GLASS: GRPO-Trained LoRA for Acoustic Style Steering in Zero-Shot Text-to-Speech
For TTS researchers and practitioners, GLASS provides a composable, label-free method for acoustic style control without retraining the backbone, addressing a key limitation in zero-shot TTS.
GLASS enables zero-shot TTS to control speaking rate and pitch independently from speaker identity by training LoRA adapters with GRPO using reward signals, achieving targeted style shifts while preserving naturalness, speaker similarity, and intelligibility.
We propose GLASS, a framework for composable acoustic style control in zero-shot autoregressive text-to-speech (TTS) that learns controls from post-generation rewards rather than style labels. In zero-shot TTS, a speaker prompt often entangles speaker identity with prosodic attributes such as speaking rate and pitch, making it difficult to change style without changing the prompt itself. GLASS instead treats each acoustic attribute as a reward-defined control direction. For each control axis, GLASS freezes the TTS backbone and trains one lightweight LoRA adapter with Group Relative Policy Optimization (GRPO), using speech-token length and mean F0 as style rewards and WER as an intelligibility anchor.
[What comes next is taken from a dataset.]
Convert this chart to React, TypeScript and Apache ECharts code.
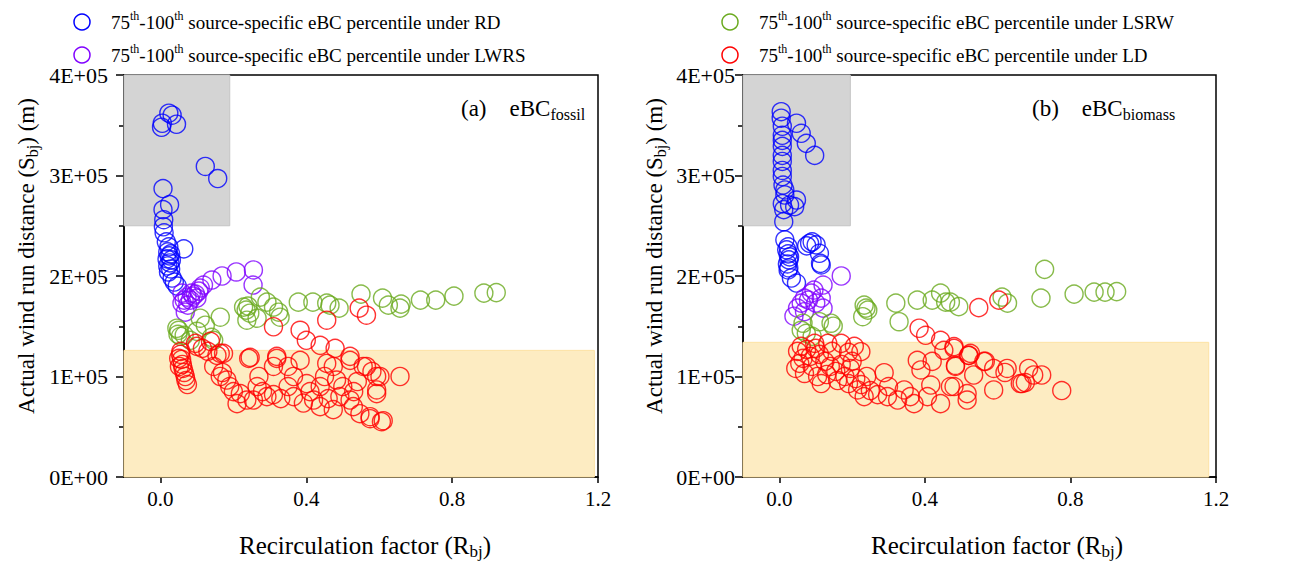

Because each control is represented as a LoRA weight update, independently trained adapters can be swapped, interpolated, and composed through linear LoRA arithmetic without retraining the backbone. Experiments on speaking rate and pitch control show targeted style shifts while preserving naturalness, speaker similarity, and intelligibility, and demonstrate smooth interpolation and multi-axis composition across independently trained adapters.